▸ What is needed
Set down the material below word for word, excluding the pictures.

▸ Supplied material
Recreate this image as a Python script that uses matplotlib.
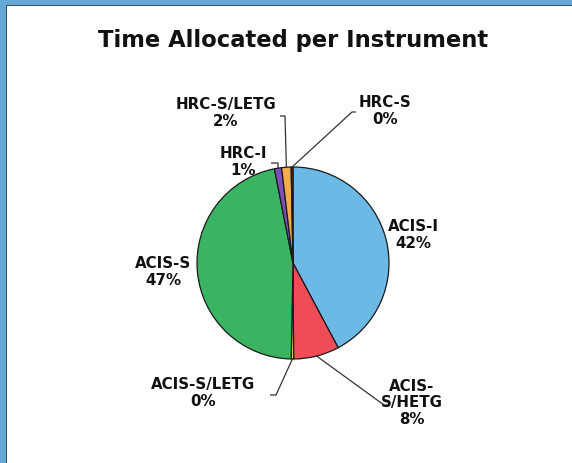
import numpy as np
import matplotlib
matplotlib.use("Agg")
import matplotlib.pyplot as plt
from matplotlib.patches import Rectangle

# Share of observing time per instrument configuration (percent)
instruments = ["ACIS-I", "ACIS-S/HETG", "ACIS-S/LETG", "ACIS-S", "HRC-I", "HRC-S/LETG", "HRC-S"]
shares = [42.2, 7.7, 0.4, 46.6, 1.2, 1.6, 0.3]
label_lines = ["ACIS-I", "ACIS-\nS/HETG", "ACIS-S/LETG", "ACIS-S", "HRC-I", "HRC-S/LETG", "HRC-S"]
colors = ["#6CB9E6", "#EE4C57", "#EAD97C", "#3AB463", "#7B50B8", "#F5AB4B", "#5E3A1E"]

W, H = 572, 463
fig = plt.figure(figsize=(W / 100, H / 100), dpi=100)
fig.patch.set_facecolor("white")
ax = fig.add_axes([0, 0, 1, 1])

cx, cy, r = 293, H - 263, 96
ax.pie(shares, colors=colors, startangle=90, counterclock=False,
       center=(cx, cy), radius=r, frame=True,
       wedgeprops=dict(edgecolor="#1a1a1a", linewidth=0.9))
ax.set_xlim(0, W)
ax.set_ylim(0, H)
ax.set_aspect("equal")
ax.axis("off")

# Label anchors (pixel positions from top-left) and leader-line elbows
label_pos = {
    "ACIS-I": (413, 235),
    "ACIS-S/HETG": (412, 403),
    "ACIS-S/LETG": (203, 393),
    "ACIS-S": (163, 272),
    "HRC-I": (243, 162),
    "HRC-S/LETG": (226, 113),
    "HRC-S": (385, 111),
}
leaders = {
    "ACIS-S/HETG": [(384, 405), (388, 405)],
    "ACIS-S/LETG": [(276, 395), (270, 395)],
    "HRC-I": [(278, 163), (271, 163)],
    "HRC-S/LETG": [(285, 116), (280, 116)],
    "HRC-S": [(352, 112), (356, 112)],
}

total = sum(shares)
start = 90.0
for name, lines, val in zip(instruments, label_lines, shares):
    sweep = 360.0 * val / total
    mid = np.deg2rad(start - sweep / 2)
    start -= sweep
    pct = f"{round(val / total * 100)}%"
    lx, ly = label_pos[name]
    ax.text(lx, H - ly, f"{lines}\n{pct}", ha="center", va="center",
            fontsize=10.8, fontweight="bold", color="#111111",
            family="DejaVu Sans", linespacing=1.15)
    if name in leaders:
        ex, ey = cx + r * np.cos(mid), cy + r * np.sin(mid)
        pts = [(ex, ey)] + [(px, H - py) for px, py in leaders[name]]
        xs, ys = zip(*pts)
        ax.plot(xs, ys, color="#333333", linewidth=0.9, solid_capstyle="butt")

ax.text(293, H - 40, "Time Allocated per Instrument", ha="center", va="center",
        fontsize=16.3, fontweight="bold", color="#111111", family="DejaVu Sans")

# Blue window frame along the left and top edges
frame_blue = "#64A8D6"
edge_dark = "#3C4B5A"
fig.patches.append(Rectangle((0, 0), 6 / W, 1, transform=fig.transFigure,
                             facecolor=frame_blue, edgecolor="none"))
fig.patches.append(Rectangle((0, 1 - 5 / H), 1, 5 / H, transform=fig.transFigure,
                             facecolor=frame_blue, edgecolor="none"))
fig.patches.append(Rectangle((6 / W, 0), 1.2 / W, 1 - 5 / H, transform=fig.transFigure,
                             facecolor=edge_dark, edgecolor="none"))
fig.patches.append(Rectangle((6 / W, 1 - 6.2 / H), 1, 1.2 / H, transform=fig.transFigure,
                             facecolor=edge_dark, edgecolor="none"))

fig.savefig("out.png", dpi=100)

▸ Response to this exercise
Recreate this image as a Python script that uses matplotlib.
import numpy as np
import matplotlib
matplotlib.use("Agg")
import matplotlib.pyplot as plt
from matplotlib.patches import Rectangle

# Share of observing time per instrument configuration (percent)
instruments = ["ACIS-I", "ACIS-S/HETG", "ACIS-S/LETG", "ACIS-S", "HRC-I", "HRC-S/LETG", "HRC-S"]
shares = [42.2, 7.7, 0.4, 46.6, 1.2, 1.6, 0.3]
label_lines = ["ACIS-I", "ACIS-\nS/HETG", "ACIS-S/LETG", "ACIS-S", "HRC-I", "HRC-S/LETG", "HRC-S"]
colors = ["#6CB9E6", "#EE4C57", "#EAD97C", "#3AB463", "#7B50B8", "#F5AB4B", "#5E3A1E"]

W, H = 572, 463
fig = plt.figure(figsize=(W / 100, H / 100), dpi=100)
fig.patch.set_facecolor("white")
ax = fig.add_axes([0, 0, 1, 1])

cx, cy, r = 293, H - 263, 96
ax.pie(shares, colors=colors, startangle=90, counterclock=False,
       center=(cx, cy), radius=r, frame=True,
       wedgeprops=dict(edgecolor="#1a1a1a", linewidth=0.9))
ax.set_xlim(0, W)
ax.set_ylim(0, H)
ax.set_aspect("equal")
ax.axis("off")

# Label anchors (pixel positions from top-left) and leader-line elbows
label_pos = {
    "ACIS-I": (413, 235),
    "ACIS-S/HETG": (412, 403),
    "ACIS-S/LETG": (203, 393),
    "ACIS-S": (163, 272),
    "HRC-I": (243, 162),
    "HRC-S/LETG": (226, 113),
    "HRC-S": (385, 111),
}
leaders = {
    "ACIS-S/HETG": [(384, 405), (388, 405)],
    "ACIS-S/LETG": [(276, 395), (270, 395)],
    "HRC-I": [(278, 163), (271, 163)],
    "HRC-S/LETG": [(285, 116), (280, 116)],
    "HRC-S": [(352, 112), (356, 112)],
}

total = sum(shares)
start = 90.0
for name, lines, val in zip(instruments, label_lines, shares):
    sweep = 360.0 * val / total
    mid = np.deg2rad(start - sweep / 2)
    start -= sweep
    pct = f"{round(val / total * 100)}%"
    lx, ly = label_pos[name]
    ax.text(lx, H - ly, f"{lines}\n{pct}", ha="center", va="center",
            fontsize=10.8, fontweight="bold", color="#111111",
            family="DejaVu Sans", linespacing=1.15)
    if name in leaders:
        ex, ey = cx + r * np.cos(mid), cy + r * np.sin(mid)
        pts = [(ex, ey)] + [(px, H - py) for px, py in leaders[name]]
        xs, ys = zip(*pts)
        ax.plot(xs, ys, color="#333333", linewidth=0.9, solid_capstyle="butt")

ax.text(293, H - 40, "Time Allocated per Instrument", ha="center", va="center",
        fontsize=16.3, fontweight="bold", color="#111111", family="DejaVu Sans")

# Blue window frame along the left and top edges
frame_blue = "#64A8D6"
edge_dark = "#3C4B5A"
fig.patches.append(Rectangle((0, 0), 6 / W, 1, transform=fig.transFigure,
                             facecolor=frame_blue, edgecolor="none"))
fig.patches.append(Rectangle((0, 1 - 5 / H), 1, 5 / H, transform=fig.transFigure,
                             facecolor=frame_blue, edgecolor="none"))
fig.patches.append(Rectangle((6 / W, 0), 1.2 / W, 1 - 5 / H, transform=fig.transFigure,
                             facecolor=edge_dark, edgecolor="none"))
fig.patches.append(Rectangle((6 / W, 1 - 6.2 / H), 1, 1.2 / H, transform=fig.transFigure,
                             facecolor=edge_dark, edgecolor="none"))

fig.savefig("out.png", dpi=100)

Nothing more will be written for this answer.